1. Food costs. “You’ve got to know your costs before setting a price,” says restaurant consultant Linda Lipsky of Broomall, Pennsylvania. She recommends that food costs run about 33 percent of menu prices, on average. This can differ per operation, with fine dining restaurants typically posting higher food-cost percentages and casual pizzerias running lower percentages. The percentages also vary widely from item to item. “A soup could cost as little as 18 cents per serving to make, but you’re not going to sell it for 54 cents,” Lipsky says. Soups, appetizers, desserts and alcohol tend to have lower cost percentages than entrees, she notes. Consider your sales mix when pricing items.   

2. Margins. Food-cost percentages are only part of the equation. “The biggest mistake I see operators make is that they rely too much on food-cost percentages and not enough on food-cost margins,” says Dennis Lombardi, executive vice president of foodservice strategies for WD Partners in Dublin, Ohio. Take an expensive item, such as lobster. If operators base their menu prices strictly on food-cost percentages, they might price the lobster too high to sell. If they determine they want, say, a $9 margin on entrees, they can price the lobster to sell with a profit. 
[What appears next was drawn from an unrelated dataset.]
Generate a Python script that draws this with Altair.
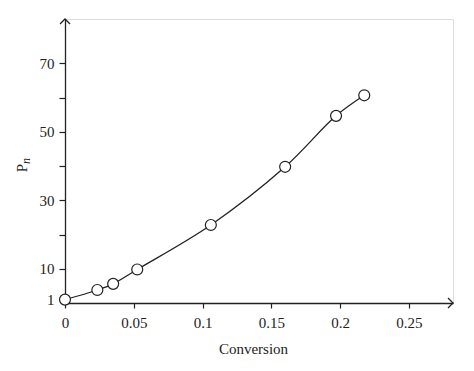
import altair as alt
import pandas as pd

# Data
conversion = [0.0, 0.0235, 0.035, 0.0525, 0.106, 0.160, 0.197, 0.2175]
pn = [1.0, 3.8, 5.6, 9.8, 22.8, 39.8, 54.7, 60.7]

x_ticks = [0, 0.05, 0.1, 0.15, 0.2, 0.25]
y_ticks = [1, 10, 20, 30, 40, 50, 60, 70]
y_labelled = [1, 10, 30, 50, 70]

X_MAX = 0.282
Y_MAX = 83.0

df = pd.DataFrame({"conversion": conversion, "pn": pn})

FONT = "Liberation Serif"
TXT = "#222222"

W, H = 388, 284

xscale = alt.Scale(domain=[0, X_MAX], nice=False, zero=False)
yscale = alt.Scale(domain=[0, Y_MAX], nice=False, zero=False)

label_expr = "indexof([" + ",".join(str(v) for v in y_labelled) + "], datum.value) >= 0 ? datum.label : ''"

base = alt.Chart(df)

line = base.mark_line(interpolate="catmull-rom", color="#222222", strokeWidth=1.3).encode(
    x=alt.X("conversion:Q", scale=xscale,
            axis=alt.Axis(values=x_ticks, title="Conversion", grid=False,
                          domainColor="#222222", domainWidth=1.3,
                          tickColor="#222222", tickSize=5, tickWidth=1.2,
                          labelFont=FONT, labelFontSize=15, labelColor=TXT,
                          labelPadding=7, labelFlush=False,
                          format="~g",
                          titleFont=FONT, titleFontSize=15, titleFontWeight="normal",
                          titleColor=TXT, titleX=188, titlePadding=11)),
    y=alt.Y("pn:Q", scale=yscale,
            axis=alt.Axis(values=y_ticks, title=None, grid=False,
                          domainColor="#222222", domainWidth=1.3,
                          tickColor="#222222", tickSize=6, tickWidth=1.2,
                          labelFont=FONT, labelFontSize=15, labelColor=TXT,
                          labelPadding=5, labelExpr=label_expr)),
)

points = base.mark_point(shape="circle", filled=True, fill="white", stroke="#222222",
                         strokeWidth=1.2, size=120, opacity=1).encode(
    x=alt.X("conversion:Q", scale=xscale),
    y=alt.Y("pn:Q", scale=yscale),
)

arrows_df = pd.DataFrame({"ax": [X_MAX, 0.0], "ay": [0.0, Y_MAX], "ang": [0, 270]})
arrows = alt.Chart(arrows_df).mark_point(
    shape="M-1,-1L0,0L-1,1", filled=False, stroke="#222222", strokeWidth=1.3,
    size=100, opacity=1).encode(
    x=alt.X("ax:Q", scale=xscale),
    y=alt.Y("ay:Q", scale=yscale),
    angle=alt.Angle("ang:Q", scale=None),
)

title_p = alt.Chart(pd.DataFrame({"t": ["P"]})).mark_text(
    font=FONT, fontSize=15, color=TXT, angle=270, align="center", baseline="alphabetic").encode(
    x=alt.value(-38), y=alt.value(149), text="t:N")
title_n = alt.Chart(pd.DataFrame({"t": ["n"]})).mark_text(
    font=FONT, fontSize=12, fontStyle="italic", color=TXT, angle=270, align="center",
    baseline="alphabetic").encode(
    x=alt.value(-35), y=alt.value(142), text="t:N")

chart = alt.layer(line, points, arrows, title_p, title_n).properties(
    width=W, height=H,
    autosize=alt.AutoSizeParams(type="none"),
    padding={"left": 57, "top": 11, "right": 10, "bottom": 60},
).configure_view(stroke=None).configure(background="white")

chart.save("out.html", embed_options={"renderer": "svg", "actions": False})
3. Additional costs. Don’t forget to factor in your labor costs. The cost of baking and decorating a chocolate cake in-house, rather than buying it premade, is more than just the price of the ingredients. Include the price of any giveaways, such as bread and olive oil, and the cost of food waste and spoilage.

4. Volatility. Food costs can change at a moment’s notice, based on anything from world politics to weather conditions. While large chains might sign contracts that lock in prices, smaller restaurants usually don’t have that option, Lombardi says. “Give yourself a cushion for volatile items,” he notes. Limit items, particularly those with volatile ingredients, to specials or seasonal dishes, he advises. Lipsky recommends printing your menu in-house, so you can easily reprint it if your costs suddenly soar. “If your menu looks the same, your guests probably won’t notice the price change,” she says.

5. Competitors' prices. When was the last time you dined at a competing restaurant? If it’s been a while, you’re missing crucial information that can help you set your prices. Find out what your competition offers and their price points. Don’t look just at online menus, Lombardi urges. Go in person so you can see the portion sizes, the preparation, the presentation – all factors that impact the value perception. 

6. Menu mix. Lombardi recommends analyzing your menu composition by sorting the items into a matrix like the one below:

 

Low Margin

High Margin

High Volume

 

 

Low Volume

 

 

Using this format, you can spot places to adjust prices, push sales or drop items. For example, can you increase the margin on a high volume/low margin item without losing significant sales? Can you increase sales of a low volume/high margin item by placing it more predominantly on the menu or giving servers a sales incentive? Remember that different spots on the matrix play different roles in building your business. “You need a couple of  items that are priced low enough to avoid the ‘veto vote’ from those in a group who want to go out but don’t want to spend a lot,” Lombardi says.

7. Ingredient adjustments. Before raising a menu price, consider whether you can make the dish for less, Lipsky recommends. Can you select a less expensive vendor, substitute similar but more affordable ingredients or make the portion size smaller? If none of these are feasible, you might need to raise prices. “But that doesn’t mean you have to raise the prices on your whole menu,” Lipsky says.

8. Historical data. Review your menu prices at least twice a year, if not quarterly, Lombardi recommends. Be sure to examine previous price changes, and see how they affected your bottom line before enacting your next set of changes.